Italie compte plus de quatre millions et demi d’immigrés en situation régulière, soit 7,2 % de la population*. D’ici à 2050, elle pourrait en compter douze millions. Face à de tels chiffres, peut-on affronter l’épineux problème de l’immigration du seul point de vue de l’ordre public ? N’est-il pas préférable de miser sur l’intégration pour garantir plus de sécurité ? L’intégration des immigrés doit avant tout être considérée comme une nécessité : non seulement elle contribue à la croissance économique et au financement de la protection sociale, mais elle est aussi un facteur de sécurité et favorise une certaine loyauté politique. Cette opinion s’oppose évidemment aux logiques sécuritaires prônées par certains partis de droite qui voient en l’immigration la source de tous les maux et qui préconisent des mesures xénophobes aussi inefficaces que dangereuses. Mettre l’accent sur le binôme intégration-sécurité permet également de s’affranchir de la rhétorique du multiculturalisme, séduisante mais simpliste.
Sous l’influence du parti d’Umberto Bossi [fondateur et dirigeant de la Ligue du Nord, populiste et anti-immigrés], l’Italie a vu s’imposer un modèle assimilationniste qui s’inspire d’un aphorisme rebattu, selon lequel “les immigrés doivent respecter nos lois et nos traditions”. Cette attitude a engendré un assimilationnisme forcé et bancal : l’absence de régularisation représente en effet un frein aux yeux des immigrés, qui doivent renoncer à leur identité culturelle, ethnique et religieuse sans obtenir quoi que ce soit en retour. En France, lieu par excellence de l’assimilationnisme, les immigrés doivent renoncer à leurs particularismes identitaires afin d’obtenir la nationalité française ; en Italie, on leur demande d’y renoncer tout court et sans même discuter.

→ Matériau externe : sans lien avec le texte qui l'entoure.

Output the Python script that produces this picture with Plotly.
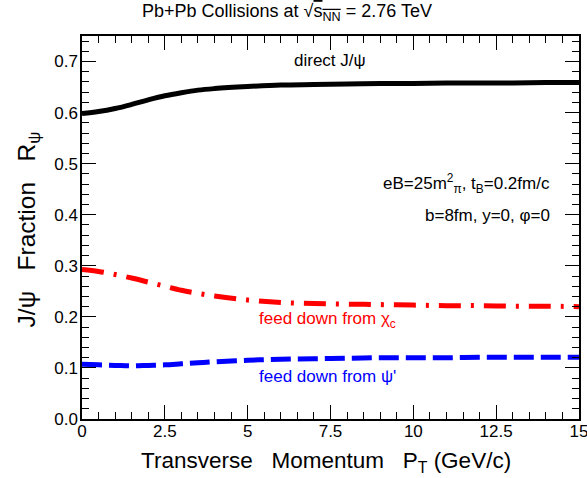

Ce modèle, essentiellement disciplinaire, imposé par le leader de la Ligue du Nord s’articule sur l’idée de l’ordre public. Formellement assimilationniste, il se fonde sur le droit du sang, ôtant ainsi aux ressortissants étrangers toute chance d’obtenir la nationalité italienne.
Idéologiquement assimilationniste, ce modèle disciplinaire fonctionne, de fait, comme un modèle multiculturel. En stigmatisant les immigrés et en pointant du doigt leurs différences ethniques et religieuses, on renonce à encourager un échange autre qu’économique, ce qui a pour effet d’accentuer les clivages ethniques et identitaires. Nous devons donc être vigilants : prôner l’assimilation mais refuser l’intégration des immigrés peut déclencher une spirale de haine et de violence et provoquer, dans un avenir très proche, de graves problèmes.